Obama invited all 46 members of the moderate, business-friendly group to the White House to urge their support for the bill, which many Democrats have already made up their mind to oppose. About 27 piled into a bus for the trip, including some who have already endorsed the bill and many others who are undecided.
Just 13 House Democrats — most of them from the New Democrat Coalition — are on record in support of the legislation, which would allow Obama to submit trade deals like the proposed Trans-Pacific Partnership pact to Congress for straight up-or-down votes without any amendments.
The dearth of Democratic support is putting pressure on Republicans to provide the bulk of the votes needed to hand Obama a major legislative victory. Obama’s invitation comes after repeated GOP criticisms of the president’s efforts to push his trade agenda.
“The president needs to step up his game in terms of garnering more support amongst Democrats, especially here in the House,” House Speaker John Boehner told reporters amid concerns of a possibly large bloc of Republicans voting against giving Obama the authority.

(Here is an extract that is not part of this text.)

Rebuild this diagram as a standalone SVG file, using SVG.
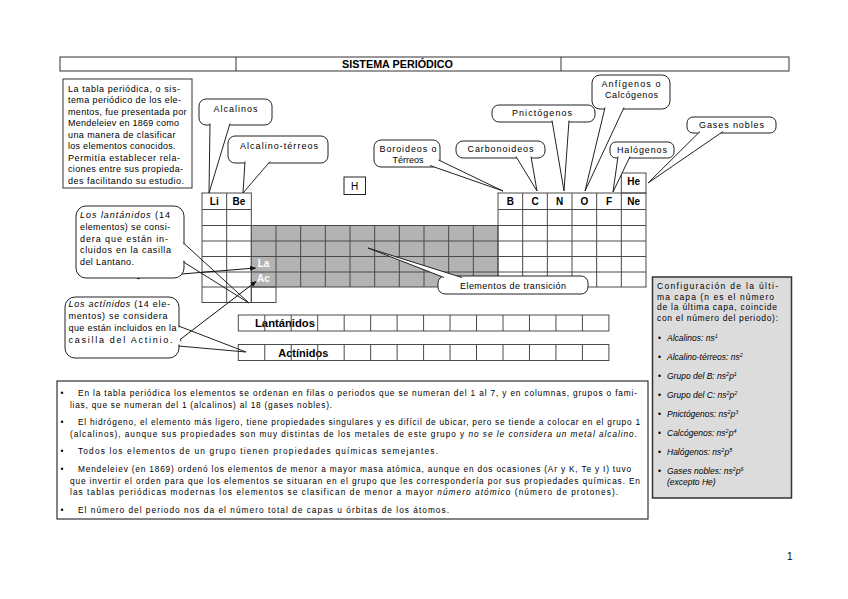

But given the number of Democrats who have decided to oppose the bill because of their concerns about the Asia-Pacific trade deal, there is a limit to how many votes Obama could round up at this point.
“Personally, I think it’s in the 50-to-60 range max, given who has already pledged their vote,” said Gerry Connolly of Virginia, the New Democrats’ vice chairman.
The six-year bill is a hard sell to many Democrats, especially in the industrial Midwest, where the North American Free Trade Agreement is often blamed for millions of lost manufacturing jobs.
“There’s no denying the historic, reflexive opposition that many Democrats have as soon as anyone utters the word ‘trade,’” White House spokesman Josh Earnest said. “The president is sympathetic to that.”